Sister Fay also moved to strengthen the academic program. For example, she added calculus to the curriculum this school year, an investment she considers worth making even though only two students are enrolled in the course.

“You’ve got to start someplace, and if it’s going to inspire others, then it’s worth it,” she said.

As with enrollment, fund-raising is up, thanks in part to appeals to alumnae and an annual “Derby Day” established last year by Hollywood Park Casino, which netted almost $15,000.

Advertisement

“It’s wonderful to be reminded that we are not in this alone,” Sister Fay said.

Leading a visitor on a campus tour, the principal stops often to chat with students and faculty: “It’s nice to be able to show them all off.”

She calls out encouragements and compliments in a deep, booming voice. Then, rounding a corner, Sister Fay spots a scattering of Post-Its on an otherwise pristine hallway floor. “Oooh, Oooooh! What happened here?” She is smiling, but the two students standing nearby get the point. They scramble to remove the offending scraps.

In a room down the hall, Gold Ties (seniors) Marcela Martinez and Kimberly Morris are working on the yearbook and explaining what they like about St. Mary’s.

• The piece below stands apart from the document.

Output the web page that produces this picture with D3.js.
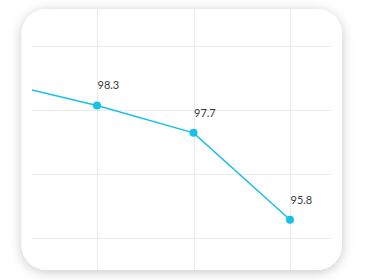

Their list includes knowing they are prepared for college, having only girls as classmates (“You can be yourself here,” says Kimberly) and studying religion.

“Even though it’s a Catholic school, we get to learn about all different religions, and I think that makes us more open-minded,” says Marcela.

“I like that it’s a small school, and our teachers really know us,” Kimberly adds. “They work us hard, but that’s because they care.”